- _Directive_: Would you repeat the listing exactly but omit every picture?

- _Information shown_:
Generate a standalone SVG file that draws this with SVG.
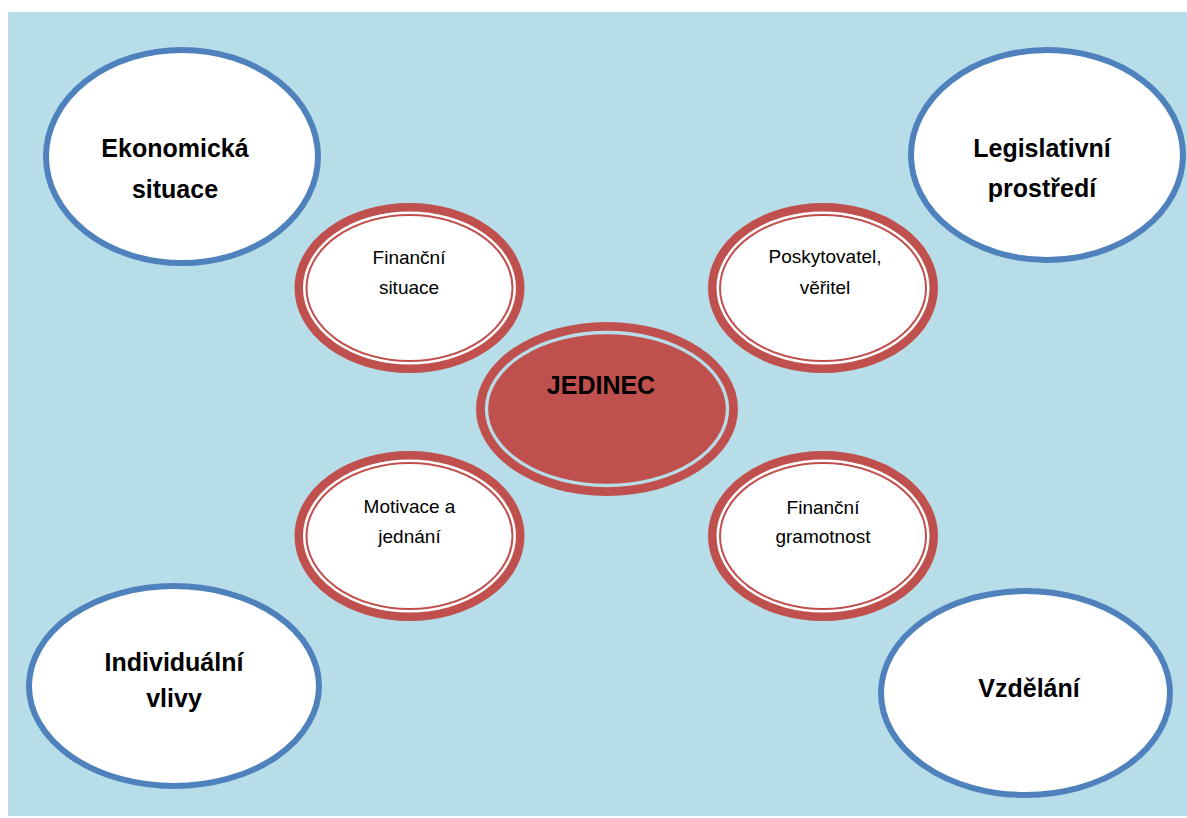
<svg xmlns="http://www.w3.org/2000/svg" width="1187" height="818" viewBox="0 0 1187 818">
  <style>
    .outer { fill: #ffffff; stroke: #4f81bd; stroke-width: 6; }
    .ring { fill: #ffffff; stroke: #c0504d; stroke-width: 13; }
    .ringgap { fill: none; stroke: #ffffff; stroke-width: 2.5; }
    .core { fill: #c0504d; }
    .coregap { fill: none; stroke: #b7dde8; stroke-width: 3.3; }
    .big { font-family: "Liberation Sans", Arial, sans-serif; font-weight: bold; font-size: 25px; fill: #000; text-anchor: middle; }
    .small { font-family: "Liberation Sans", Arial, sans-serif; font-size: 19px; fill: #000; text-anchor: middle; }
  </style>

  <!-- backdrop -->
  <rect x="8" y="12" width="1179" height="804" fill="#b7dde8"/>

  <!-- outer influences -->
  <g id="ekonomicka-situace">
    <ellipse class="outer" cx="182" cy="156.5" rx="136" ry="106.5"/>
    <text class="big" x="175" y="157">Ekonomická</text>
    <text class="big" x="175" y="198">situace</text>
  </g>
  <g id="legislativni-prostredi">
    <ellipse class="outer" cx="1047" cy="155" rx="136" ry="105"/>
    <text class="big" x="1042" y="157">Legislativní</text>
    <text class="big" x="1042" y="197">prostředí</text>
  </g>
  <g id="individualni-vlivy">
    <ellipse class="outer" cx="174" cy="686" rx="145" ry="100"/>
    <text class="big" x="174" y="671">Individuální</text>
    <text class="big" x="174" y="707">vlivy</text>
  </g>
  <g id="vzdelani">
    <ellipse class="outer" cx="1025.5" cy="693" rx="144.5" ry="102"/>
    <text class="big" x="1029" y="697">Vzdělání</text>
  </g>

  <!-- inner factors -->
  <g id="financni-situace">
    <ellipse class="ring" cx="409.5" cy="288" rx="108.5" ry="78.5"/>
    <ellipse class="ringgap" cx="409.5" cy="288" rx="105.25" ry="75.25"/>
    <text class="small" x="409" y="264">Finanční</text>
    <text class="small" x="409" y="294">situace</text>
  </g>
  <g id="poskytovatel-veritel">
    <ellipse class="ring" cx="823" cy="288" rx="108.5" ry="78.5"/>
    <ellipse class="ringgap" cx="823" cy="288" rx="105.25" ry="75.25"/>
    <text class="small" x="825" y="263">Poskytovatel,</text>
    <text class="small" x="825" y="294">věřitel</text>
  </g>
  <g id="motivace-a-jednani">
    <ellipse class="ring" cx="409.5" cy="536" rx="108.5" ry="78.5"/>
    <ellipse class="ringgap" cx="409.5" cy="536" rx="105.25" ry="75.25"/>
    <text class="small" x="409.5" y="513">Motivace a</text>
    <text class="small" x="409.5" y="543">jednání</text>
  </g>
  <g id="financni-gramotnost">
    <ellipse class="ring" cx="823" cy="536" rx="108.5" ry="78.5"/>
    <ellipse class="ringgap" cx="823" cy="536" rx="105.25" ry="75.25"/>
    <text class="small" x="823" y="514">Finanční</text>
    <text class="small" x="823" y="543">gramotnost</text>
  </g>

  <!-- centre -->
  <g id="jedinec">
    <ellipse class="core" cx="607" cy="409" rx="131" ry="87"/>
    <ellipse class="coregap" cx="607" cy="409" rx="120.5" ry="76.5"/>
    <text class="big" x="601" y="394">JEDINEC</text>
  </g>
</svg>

- _Full solution_:
Generate a standalone SVG file that draws this with SVG.
<svg xmlns="http://www.w3.org/2000/svg" width="1187" height="818" viewBox="0 0 1187 818">
  <style>
    .outer { fill: #ffffff; stroke: #4f81bd; stroke-width: 6; }
    .ring { fill: #ffffff; stroke: #c0504d; stroke-width: 13; }
    .ringgap { fill: none; stroke: #ffffff; stroke-width: 2.5; }
    .core { fill: #c0504d; }
    .coregap { fill: none; stroke: #b7dde8; stroke-width: 3.3; }
    .big { font-family: "Liberation Sans", Arial, sans-serif; font-weight: bold; font-size: 25px; fill: #000; text-anchor: middle; }
    .small { font-family: "Liberation Sans", Arial, sans-serif; font-size: 19px; fill: #000; text-anchor: middle; }
  </style>

  <!-- backdrop -->
  <rect x="8" y="12" width="1179" height="804" fill="#b7dde8"/>

  <!-- outer influences -->
  <g id="ekonomicka-situace">
    <ellipse class="outer" cx="182" cy="156.5" rx="136" ry="106.5"/>
    <text class="big" x="175" y="157">Ekonomická</text>
    <text class="big" x="175" y="198">situace</text>
  </g>
  <g id="legislativni-prostredi">
    <ellipse class="outer" cx="1047" cy="155" rx="136" ry="105"/>
    <text class="big" x="1042" y="157">Legislativní</text>
    <text class="big" x="1042" y="197">prostředí</text>
  </g>
  <g id="individualni-vlivy">
    <ellipse class="outer" cx="174" cy="686" rx="145" ry="100"/>
    <text class="big" x="174" y="671">Individuální</text>
    <text class="big" x="174" y="707">vlivy</text>
  </g>
  <g id="vzdelani">
    <ellipse class="outer" cx="1025.5" cy="693" rx="144.5" ry="102"/>
    <text class="big" x="1029" y="697">Vzdělání</text>
  </g>

  <!-- inner factors -->
  <g id="financni-situace">
    <ellipse class="ring" cx="409.5" cy="288" rx="108.5" ry="78.5"/>
    <ellipse class="ringgap" cx="409.5" cy="288" rx="105.25" ry="75.25"/>
    <text class="small" x="409" y="264">Finanční</text>
    <text class="small" x="409" y="294">situace</text>
  </g>
  <g id="poskytovatel-veritel">
    <ellipse class="ring" cx="823" cy="288" rx="108.5" ry="78.5"/>
    <ellipse class="ringgap" cx="823" cy="288" rx="105.25" ry="75.25"/>
    <text class="small" x="825" y="263">Poskytovatel,</text>
    <text class="small" x="825" y="294">věřitel</text>
  </g>
  <g id="motivace-a-jednani">
    <ellipse class="ring" cx="409.5" cy="536" rx="108.5" ry="78.5"/>
    <ellipse class="ringgap" cx="409.5" cy="536" rx="105.25" ry="75.25"/>
    <text class="small" x="409.5" y="513">Motivace a</text>
    <text class="small" x="409.5" y="543">jednání</text>
  </g>
  <g id="financni-gramotnost">
    <ellipse class="ring" cx="823" cy="536" rx="108.5" ry="78.5"/>
    <ellipse class="ringgap" cx="823" cy="536" rx="105.25" ry="75.25"/>
    <text class="small" x="823" y="514">Finanční</text>
    <text class="small" x="823" y="543">gramotnost</text>
  </g>

  <!-- centre -->
  <g id="jedinec">
    <ellipse class="core" cx="607" cy="409" rx="131" ry="87"/>
    <ellipse class="coregap" cx="607" cy="409" rx="120.5" ry="76.5"/>
    <text class="big" x="601" y="394">JEDINEC</text>
  </g>
</svg>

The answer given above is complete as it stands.